## BEGIN STORED RECORDS

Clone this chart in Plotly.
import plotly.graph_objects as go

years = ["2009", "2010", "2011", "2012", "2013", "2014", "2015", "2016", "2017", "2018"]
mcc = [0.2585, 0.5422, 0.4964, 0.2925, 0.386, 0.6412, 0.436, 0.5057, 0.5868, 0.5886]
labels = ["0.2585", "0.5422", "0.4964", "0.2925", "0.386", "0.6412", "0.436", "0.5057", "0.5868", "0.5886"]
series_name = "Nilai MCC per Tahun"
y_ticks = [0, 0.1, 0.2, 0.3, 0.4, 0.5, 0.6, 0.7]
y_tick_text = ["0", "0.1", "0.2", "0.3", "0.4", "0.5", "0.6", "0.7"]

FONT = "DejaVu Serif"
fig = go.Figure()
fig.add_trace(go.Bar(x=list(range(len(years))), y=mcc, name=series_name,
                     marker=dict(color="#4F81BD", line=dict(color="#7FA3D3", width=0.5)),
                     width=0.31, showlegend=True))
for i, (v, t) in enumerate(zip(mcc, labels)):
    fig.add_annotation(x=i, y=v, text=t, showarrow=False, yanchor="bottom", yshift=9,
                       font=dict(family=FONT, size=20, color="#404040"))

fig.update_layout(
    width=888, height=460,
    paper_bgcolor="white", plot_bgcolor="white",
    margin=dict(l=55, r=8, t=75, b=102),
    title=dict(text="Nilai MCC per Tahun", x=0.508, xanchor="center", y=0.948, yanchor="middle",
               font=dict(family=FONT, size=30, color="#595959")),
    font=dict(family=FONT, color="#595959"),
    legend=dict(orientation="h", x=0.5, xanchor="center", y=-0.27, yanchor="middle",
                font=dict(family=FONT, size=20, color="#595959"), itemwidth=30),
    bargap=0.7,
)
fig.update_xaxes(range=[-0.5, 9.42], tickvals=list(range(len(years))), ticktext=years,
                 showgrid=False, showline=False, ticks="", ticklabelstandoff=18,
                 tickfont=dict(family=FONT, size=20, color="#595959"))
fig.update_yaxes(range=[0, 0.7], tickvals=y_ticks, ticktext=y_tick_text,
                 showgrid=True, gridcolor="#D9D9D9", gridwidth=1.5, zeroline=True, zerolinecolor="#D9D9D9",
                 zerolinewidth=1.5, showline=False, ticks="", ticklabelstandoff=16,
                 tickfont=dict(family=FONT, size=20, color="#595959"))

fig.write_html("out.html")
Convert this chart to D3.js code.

## END STORED RECORDS

=== SET PROBLEM ===
All of the entries need to be reproduced exactly; please write them out.

=== CORRECT ANSWER ===
Clone this chart in Plotly.
import plotly.graph_objects as go

years = ["2009", "2010", "2011", "2012", "2013", "2014", "2015", "2016", "2017", "2018"]
mcc = [0.2585, 0.5422, 0.4964, 0.2925, 0.386, 0.6412, 0.436, 0.5057, 0.5868, 0.5886]
labels = ["0.2585", "0.5422", "0.4964", "0.2925", "0.386", "0.6412", "0.436", "0.5057", "0.5868", "0.5886"]
series_name = "Nilai MCC per Tahun"
y_ticks = [0, 0.1, 0.2, 0.3, 0.4, 0.5, 0.6, 0.7]
y_tick_text = ["0", "0.1", "0.2", "0.3", "0.4", "0.5", "0.6", "0.7"]

FONT = "DejaVu Serif"
fig = go.Figure()
fig.add_trace(go.Bar(x=list(range(len(years))), y=mcc, name=series_name,
                     marker=dict(color="#4F81BD", line=dict(color="#7FA3D3", width=0.5)),
                     width=0.31, showlegend=True))
for i, (v, t) in enumerate(zip(mcc, labels)):
    fig.add_annotation(x=i, y=v, text=t, showarrow=False, yanchor="bottom", yshift=9,
                       font=dict(family=FONT, size=20, color="#404040"))

fig.update_layout(
    width=888, height=460,
    paper_bgcolor="white", plot_bgcolor="white",
    margin=dict(l=55, r=8, t=75, b=102),
    title=dict(text="Nilai MCC per Tahun", x=0.508, xanchor="center", y=0.948, yanchor="middle",
               font=dict(family=FONT, size=30, color="#595959")),
    font=dict(family=FONT, color="#595959"),
    legend=dict(orientation="h", x=0.5, xanchor="center", y=-0.27, yanchor="middle",
                font=dict(family=FONT, size=20, color="#595959"), itemwidth=30),
    bargap=0.7,
)
fig.update_xaxes(range=[-0.5, 9.42], tickvals=list(range(len(years))), ticktext=years,
                 showgrid=False, showline=False, ticks="", ticklabelstandoff=18,
                 tickfont=dict(family=FONT, size=20, color="#595959"))
fig.update_yaxes(range=[0, 0.7], tickvals=y_ticks, ticktext=y_tick_text,
                 showgrid=True, gridcolor="#D9D9D9", gridwidth=1.5, zeroline=True, zerolinecolor="#D9D9D9",
                 zerolinewidth=1.5, showline=False, ticks="", ticklabelstandoff=16,
                 tickfont=dict(family=FONT, size=20, color="#595959"))

fig.write_html("out.html")
Convert this chart to D3.js code.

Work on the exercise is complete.